CHA Chief Executive Scott Figenshow says the housing spokespeople from all political parties had been invited to take place in the debate being held at Te Papa on June 7.
The event, organised as part of CHA’s Impact Conference, will see the politicians asked a series of questions about how to “move the needle” in the right direction to see all New Zealanders well housed.
Expert commentators Hurimoana Nui Dennis, from Te Puea Marae, Major Campbell Roberts of the Salvation Army and Stephen Selwood, of Infrastructure NZ, will ask follow-up questions and give their view on whether the responses would “move the needle” in the right direction.

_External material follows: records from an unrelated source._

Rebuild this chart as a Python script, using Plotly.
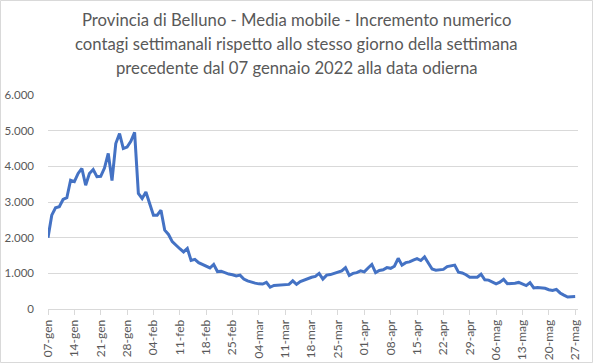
import datetime as dt
import plotly.graph_objects as go

start_date = "2022-01-07"
values = [
    2000, 2630, 2840, 2870, 3070, 3120, 3610, 3570, 3800, 3940,
    3470, 3800, 3910, 3710, 3720, 3950, 4360, 3600, 4640, 4920,
    4500, 4540, 4700, 4950, 3240, 3100, 3280, 2920, 2630, 2630,
    2770, 2210, 2090, 1890, 1780, 1690, 1600, 1700, 1360, 1390,
    1300, 1250, 1200, 1150, 1250, 1050, 1060, 1010, 980, 960,
    925, 950, 840, 790, 750, 725, 705, 700, 745, 610,
    660, 670, 675, 675, 690, 790, 690, 770, 810, 860,
    890, 915, 1000, 840, 950, 965, 1000, 1030, 1070, 1160,
    940, 1000, 1020, 1070, 1040, 1150, 1250, 1020, 1080, 1100,
    1160, 1140, 1200, 1420, 1230, 1300, 1320, 1370, 1410, 1360,
    1460, 1290, 1120, 1090, 1100, 1110, 1190, 1220, 1230, 1030,
    1010, 960, 890, 890, 890, 975, 820, 810, 760, 705,
    750, 830, 710, 710, 725, 745, 700, 655, 740, 590,
    600, 600, 580, 540, 520, 550, 450, 390, 335, 345,
    350,
]
tick_labels = ["07-gen", "14-gen", "21-gen", "28-gen", "04-feb", "11-feb",
               "18-feb", "25-feb", "04-mar", "11-mar", "18-mar", "25-mar",
               "01-apr", "08-apr", "15-apr", "22-apr", "29-apr", "06-mag",
               "13-mag", "20-mag", "27-mag"]
y_ticks = [0, 1000, 2000, 3000, 4000, 5000, 6000]
title_lines = [
    "Provincia di Belluno - Media mobile - Incremento numerico",
    "contagi settimanali rispetto allo stesso giorno della settimana",
    "precedente dal 07 gennaio 2022 alla data odierna",
]

d0 = dt.date.fromisoformat(start_date)
dates = [d0 + dt.timedelta(days=i) for i in range(len(values))]
tick_vals = [d0 + dt.timedelta(days=7 * i) for i in range(len(tick_labels))]

W, H = 593, 363
L, R, T, B = 48, 15, 95, 54
pw = W - L - R
ph = H - T - B

fig = go.Figure()
fig.add_trace(go.Scatter(
    x=dates, y=values, mode="lines",
    line=dict(color="#4472C4", width=3, shape="linear"),
    hoverinfo="skip", showlegend=False,
))

x_end = dt.datetime.combine(dates[-1], dt.time()) + dt.timedelta(hours=18)
fig.update_layout(
    width=W, height=H,
    margin=dict(l=L, r=R, t=T, b=B, autoexpand=False),
    paper_bgcolor="white", plot_bgcolor="white",
    separators=",.",
    font=dict(family="Lato, Carlito, sans-serif", color="#595959", size=12),
    xaxis=dict(
        type="date", automargin=False,
        range=[dt.datetime.combine(d0, dt.time()), x_end],
        tickvals=tick_vals, ticktext=tick_labels, tickangle=-90,
        ticks="outside", ticklen=5, tickcolor="#d9d9d9", tickwidth=1,
        showline=True, linecolor="#d9d9d9", linewidth=1,
        showgrid=False, zeroline=False,
        tickfont=dict(size=12, color="#595959"),
        fixedrange=True,
    ),
    yaxis=dict(
        automargin=False,
        range=[0, 6000], tickvals=y_ticks, tickformat=",d",
        showgrid=True, gridcolor="#d9d9d9", gridwidth=1,
        zeroline=False, showline=False, ticks="",
        ticklabelstandoff=13,
        tickfont=dict(size=11.5, color="#595959"),
        fixedrange=True,
    ),
)

# title lines: centres at 20, 44, 68 px from the top of the image
for i, line in enumerate(title_lines):
    yc = 20 + 24 * i
    fig.add_annotation(
        text=line, xref="paper", yref="paper",
        x=(W / 2 - L) / pw, y=1 + (T - yc) / ph,
        xanchor="center", yanchor="middle", showarrow=False,
        font=dict(family="Lato, Carlito, sans-serif", size=16.7, color="#595959"),
    )

fig.add_shape(
    type="rect", xref="paper", yref="paper",
    x0=(0.5 - L) / pw, x1=(W - 0.5 - L) / pw,
    y0=-(B - 0.5) / ph, y1=1 + (T - 0.5) / ph,
    line=dict(color="#d9d9d9", width=1), layer="below",
)

fig.write_html(
    "out.html",
    config={"displayModeBar": False, "staticPlot": True},
    post_script="document.body.style.margin='0';document.body.style.padding='0';",
)
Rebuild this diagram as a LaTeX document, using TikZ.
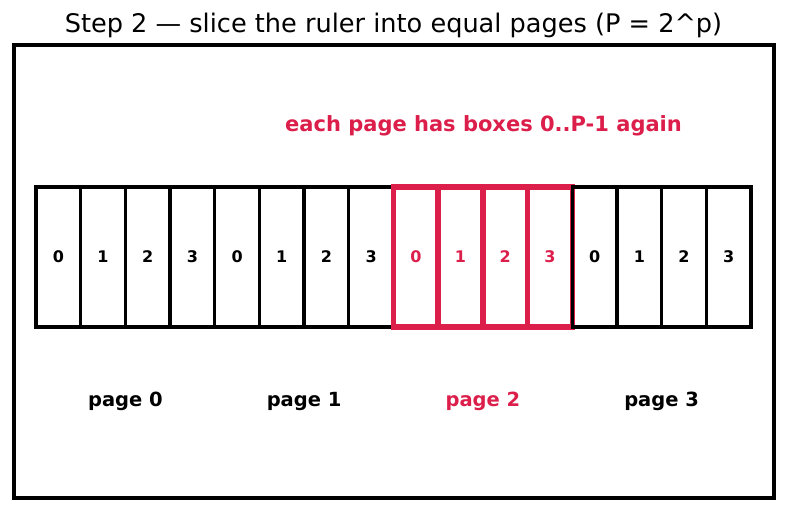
\documentclass[tikz,border=0pt]{standalone}
\usepackage{fontspec}
\setmainfont{DejaVu Sans}
\usepackage{tikz}
\usetikzlibrary{positioning}
\definecolor{pagered}{HTML}{DC1E4B}

\tikzset{
  slot/.style={draw, line width=3.3pt, minimum width=44.69pt, minimum height=140pt, inner sep=0pt,
    font=\bfseries\fontsize{16}{18}\selectfont},
  hotslot/.style={slot, draw=pagered, line width=5.5pt, text=pagered},
  pagelabel/.style={font=\bfseries\fontsize{19.5}{23}\selectfont}
}

\begin{document}
\begin{tikzpicture}[x=1pt, y=-1pt]
  \useasboundingbox (0,0) rectangle (787,512);
  \node[font=\fontsize{25.6}{30}\selectfont] (title) at (393.5,25) {Step 2 — slice the ruler into equal pages (P = 2\^{}p)};
  \draw[line width=4.5pt] (14,45) rectangle (774,498);

  \node[pagelabel, text=pagered, font=\bfseries\fontsize{21}{25}\selectfont] (note) at (483.5,126) {each page has boxes 0..P-1 again};

  % the ruler, cut into pages of four boxes
  \foreach \i in {0,...,15} {
    \pgfmathtruncatemacro{\k}{mod(\i,4)}
    \pgfmathtruncatemacro{\pg}{int(\i/4)}
    \ifnum\pg=2
      \node[hotslot] (box\i) at ({36+44.69*(\i+0.5)},257) {\k};
    \else
      \node[slot] (box\i) at ({36+44.69*(\i+0.5)},257) {\k};
    \fi
  }

  \node[pagelabel] (page0) at (125.4,401) {page 0};
  \node[pagelabel] (page1) at (304.1,401) {page 1};
  \node[pagelabel, text=pagered] (page2) at (482.9,401) {page 2};
  \node[pagelabel] (page3) at (661.6,401) {page 3};
\end{tikzpicture}
\end{document}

Major Campbell Roberts says a lot of work has been done focused on increasing the overall housing supply, and significantly more money had gone into emergency and social housing.
“However, what is clearly missing is steps to help those in the ‘missing middle’ – the actions that will support those needing assisted rental or assisted ownership,” he says.
“Latest figures estimate as many as quarter of a million Kiwi households are in this intermediate market where they struggle to find adequate housing.”
Trevor McGlinchey, NZ Council for Christian Social Services, says that thousands of people are struggling to get by on low incomes.
”More than half our population live in rental housing, including seven out of every ten children in poverty, and housing costs are driving people deeper into poverty.”
Trevor McGlinchey says that the Income Related Rent Subsidy for social housing works really well to help social housing renters move out of poverty, but most people on low incomes are renting in the private sector and support for them is not enough.
“Some 285,000 households are receiving the Accommodation Supplement that’s paid out without taking account of the quality of the housing it’s paying for.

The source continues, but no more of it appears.